§ RECORDED DATA
┄┄┄┄┄┄┄┄┄┄┄┄┄┄┄┄┄┄┄┄

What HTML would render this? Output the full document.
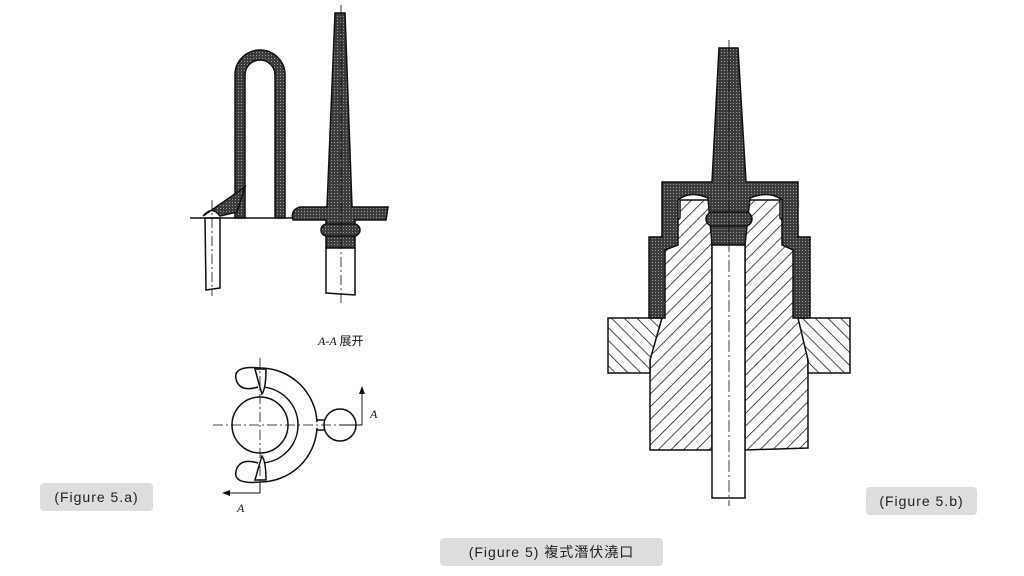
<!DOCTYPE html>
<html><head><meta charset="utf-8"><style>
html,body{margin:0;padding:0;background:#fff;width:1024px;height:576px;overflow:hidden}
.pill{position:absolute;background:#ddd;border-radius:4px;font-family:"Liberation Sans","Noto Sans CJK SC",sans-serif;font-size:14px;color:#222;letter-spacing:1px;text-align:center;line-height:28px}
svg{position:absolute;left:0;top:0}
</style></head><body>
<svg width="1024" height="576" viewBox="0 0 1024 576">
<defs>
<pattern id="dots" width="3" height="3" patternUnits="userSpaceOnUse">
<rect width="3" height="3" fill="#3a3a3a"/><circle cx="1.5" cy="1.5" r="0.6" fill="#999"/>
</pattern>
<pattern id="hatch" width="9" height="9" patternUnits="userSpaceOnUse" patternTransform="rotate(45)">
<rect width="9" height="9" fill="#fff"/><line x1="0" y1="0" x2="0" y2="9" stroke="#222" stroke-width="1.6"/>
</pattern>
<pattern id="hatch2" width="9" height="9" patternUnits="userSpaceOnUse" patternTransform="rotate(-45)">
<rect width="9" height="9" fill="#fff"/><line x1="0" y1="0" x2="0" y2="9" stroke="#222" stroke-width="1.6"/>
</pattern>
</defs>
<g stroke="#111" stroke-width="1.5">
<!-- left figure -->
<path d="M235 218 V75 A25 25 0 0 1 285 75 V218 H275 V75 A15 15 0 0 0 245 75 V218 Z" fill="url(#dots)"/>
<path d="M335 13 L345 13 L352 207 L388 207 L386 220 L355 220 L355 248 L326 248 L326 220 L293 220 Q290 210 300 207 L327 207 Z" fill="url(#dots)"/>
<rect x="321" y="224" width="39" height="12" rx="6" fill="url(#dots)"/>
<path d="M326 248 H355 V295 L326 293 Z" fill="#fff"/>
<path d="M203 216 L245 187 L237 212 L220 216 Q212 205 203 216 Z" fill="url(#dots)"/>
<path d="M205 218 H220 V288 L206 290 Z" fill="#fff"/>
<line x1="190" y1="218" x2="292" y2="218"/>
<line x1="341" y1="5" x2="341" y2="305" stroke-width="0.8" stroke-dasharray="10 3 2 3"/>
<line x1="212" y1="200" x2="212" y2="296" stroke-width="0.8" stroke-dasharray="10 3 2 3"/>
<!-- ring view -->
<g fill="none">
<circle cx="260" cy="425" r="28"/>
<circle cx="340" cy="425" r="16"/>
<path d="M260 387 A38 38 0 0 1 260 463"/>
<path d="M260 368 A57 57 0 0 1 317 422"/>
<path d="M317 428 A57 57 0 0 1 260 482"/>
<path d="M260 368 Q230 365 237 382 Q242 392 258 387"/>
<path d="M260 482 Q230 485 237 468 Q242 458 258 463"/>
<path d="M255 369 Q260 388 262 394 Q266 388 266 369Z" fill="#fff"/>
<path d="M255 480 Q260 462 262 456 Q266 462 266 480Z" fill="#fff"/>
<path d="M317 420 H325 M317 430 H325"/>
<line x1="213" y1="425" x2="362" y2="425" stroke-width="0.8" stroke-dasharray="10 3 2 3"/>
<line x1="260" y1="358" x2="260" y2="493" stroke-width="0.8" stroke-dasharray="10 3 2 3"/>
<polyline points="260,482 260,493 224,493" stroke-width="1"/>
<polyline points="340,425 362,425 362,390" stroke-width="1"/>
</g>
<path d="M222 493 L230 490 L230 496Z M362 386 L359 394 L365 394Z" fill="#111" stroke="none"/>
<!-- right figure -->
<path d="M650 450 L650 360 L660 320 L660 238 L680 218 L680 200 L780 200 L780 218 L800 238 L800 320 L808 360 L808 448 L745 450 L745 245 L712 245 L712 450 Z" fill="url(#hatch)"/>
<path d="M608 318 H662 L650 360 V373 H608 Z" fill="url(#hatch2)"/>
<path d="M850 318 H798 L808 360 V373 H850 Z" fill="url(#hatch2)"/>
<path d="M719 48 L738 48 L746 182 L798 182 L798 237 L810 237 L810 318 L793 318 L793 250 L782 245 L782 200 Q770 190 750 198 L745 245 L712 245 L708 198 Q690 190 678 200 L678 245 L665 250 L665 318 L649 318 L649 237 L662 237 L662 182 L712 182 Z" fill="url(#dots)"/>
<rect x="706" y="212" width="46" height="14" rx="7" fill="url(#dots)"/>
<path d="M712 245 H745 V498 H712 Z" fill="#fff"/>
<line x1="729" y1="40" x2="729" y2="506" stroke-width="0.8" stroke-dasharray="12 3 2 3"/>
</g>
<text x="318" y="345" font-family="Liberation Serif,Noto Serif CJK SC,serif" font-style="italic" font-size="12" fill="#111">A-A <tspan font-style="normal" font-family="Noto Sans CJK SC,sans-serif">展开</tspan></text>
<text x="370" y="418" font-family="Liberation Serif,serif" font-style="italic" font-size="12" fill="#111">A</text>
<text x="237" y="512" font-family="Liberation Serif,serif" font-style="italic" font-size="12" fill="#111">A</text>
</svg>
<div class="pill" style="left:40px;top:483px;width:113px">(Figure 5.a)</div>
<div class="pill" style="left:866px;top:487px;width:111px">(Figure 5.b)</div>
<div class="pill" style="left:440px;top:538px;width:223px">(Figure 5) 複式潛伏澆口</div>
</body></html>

┄┄┄┄┄┄┄┄┄┄┄┄┄┄┄┄┄┄┄┄

§ DIRECTION
Set every line down exactly as written, leaving each picture out.

§ EXERCISE RESPONSE
What HTML would render this? Output the full document.
<!DOCTYPE html>
<html><head><meta charset="utf-8"><style>
html,body{margin:0;padding:0;background:#fff;width:1024px;height:576px;overflow:hidden}
.pill{position:absolute;background:#ddd;border-radius:4px;font-family:"Liberation Sans","Noto Sans CJK SC",sans-serif;font-size:14px;color:#222;letter-spacing:1px;text-align:center;line-height:28px}
svg{position:absolute;left:0;top:0}
</style></head><body>
<svg width="1024" height="576" viewBox="0 0 1024 576">
<defs>
<pattern id="dots" width="3" height="3" patternUnits="userSpaceOnUse">
<rect width="3" height="3" fill="#3a3a3a"/><circle cx="1.5" cy="1.5" r="0.6" fill="#999"/>
</pattern>
<pattern id="hatch" width="9" height="9" patternUnits="userSpaceOnUse" patternTransform="rotate(45)">
<rect width="9" height="9" fill="#fff"/><line x1="0" y1="0" x2="0" y2="9" stroke="#222" stroke-width="1.6"/>
</pattern>
<pattern id="hatch2" width="9" height="9" patternUnits="userSpaceOnUse" patternTransform="rotate(-45)">
<rect width="9" height="9" fill="#fff"/><line x1="0" y1="0" x2="0" y2="9" stroke="#222" stroke-width="1.6"/>
</pattern>
</defs>
<g stroke="#111" stroke-width="1.5">
<!-- left figure -->
<path d="M235 218 V75 A25 25 0 0 1 285 75 V218 H275 V75 A15 15 0 0 0 245 75 V218 Z" fill="url(#dots)"/>
<path d="M335 13 L345 13 L352 207 L388 207 L386 220 L355 220 L355 248 L326 248 L326 220 L293 220 Q290 210 300 207 L327 207 Z" fill="url(#dots)"/>
<rect x="321" y="224" width="39" height="12" rx="6" fill="url(#dots)"/>
<path d="M326 248 H355 V295 L326 293 Z" fill="#fff"/>
<path d="M203 216 L245 187 L237 212 L220 216 Q212 205 203 216 Z" fill="url(#dots)"/>
<path d="M205 218 H220 V288 L206 290 Z" fill="#fff"/>
<line x1="190" y1="218" x2="292" y2="218"/>
<line x1="341" y1="5" x2="341" y2="305" stroke-width="0.8" stroke-dasharray="10 3 2 3"/>
<line x1="212" y1="200" x2="212" y2="296" stroke-width="0.8" stroke-dasharray="10 3 2 3"/>
<!-- ring view -->
<g fill="none">
<circle cx="260" cy="425" r="28"/>
<circle cx="340" cy="425" r="16"/>
<path d="M260 387 A38 38 0 0 1 260 463"/>
<path d="M260 368 A57 57 0 0 1 317 422"/>
<path d="M317 428 A57 57 0 0 1 260 482"/>
<path d="M260 368 Q230 365 237 382 Q242 392 258 387"/>
<path d="M260 482 Q230 485 237 468 Q242 458 258 463"/>
<path d="M255 369 Q260 388 262 394 Q266 388 266 369Z" fill="#fff"/>
<path d="M255 480 Q260 462 262 456 Q266 462 266 480Z" fill="#fff"/>
<path d="M317 420 H325 M317 430 H325"/>
<line x1="213" y1="425" x2="362" y2="425" stroke-width="0.8" stroke-dasharray="10 3 2 3"/>
<line x1="260" y1="358" x2="260" y2="493" stroke-width="0.8" stroke-dasharray="10 3 2 3"/>
<polyline points="260,482 260,493 224,493" stroke-width="1"/>
<polyline points="340,425 362,425 362,390" stroke-width="1"/>
</g>
<path d="M222 493 L230 490 L230 496Z M362 386 L359 394 L365 394Z" fill="#111" stroke="none"/>
<!-- right figure -->
<path d="M650 450 L650 360 L660 320 L660 238 L680 218 L680 200 L780 200 L780 218 L800 238 L800 320 L808 360 L808 448 L745 450 L745 245 L712 245 L712 450 Z" fill="url(#hatch)"/>
<path d="M608 318 H662 L650 360 V373 H608 Z" fill="url(#hatch2)"/>
<path d="M850 318 H798 L808 360 V373 H850 Z" fill="url(#hatch2)"/>
<path d="M719 48 L738 48 L746 182 L798 182 L798 237 L810 237 L810 318 L793 318 L793 250 L782 245 L782 200 Q770 190 750 198 L745 245 L712 245 L708 198 Q690 190 678 200 L678 245 L665 250 L665 318 L649 318 L649 237 L662 237 L662 182 L712 182 Z" fill="url(#dots)"/>
<rect x="706" y="212" width="46" height="14" rx="7" fill="url(#dots)"/>
<path d="M712 245 H745 V498 H712 Z" fill="#fff"/>
<line x1="729" y1="40" x2="729" y2="506" stroke-width="0.8" stroke-dasharray="12 3 2 3"/>
</g>
<text x="318" y="345" font-family="Liberation Serif,Noto Serif CJK SC,serif" font-style="italic" font-size="12" fill="#111">A-A <tspan font-style="normal" font-family="Noto Sans CJK SC,sans-serif">展开</tspan></text>
<text x="370" y="418" font-family="Liberation Serif,serif" font-style="italic" font-size="12" fill="#111">A</text>
<text x="237" y="512" font-family="Liberation Serif,serif" font-style="italic" font-size="12" fill="#111">A</text>
</svg>
<div class="pill" style="left:40px;top:483px;width:113px">(Figure 5.a)</div>
<div class="pill" style="left:866px;top:487px;width:111px">(Figure 5.b)</div>
<div class="pill" style="left:440px;top:538px;width:223px">(Figure 5) 複式潛伏澆口</div>
</body></html>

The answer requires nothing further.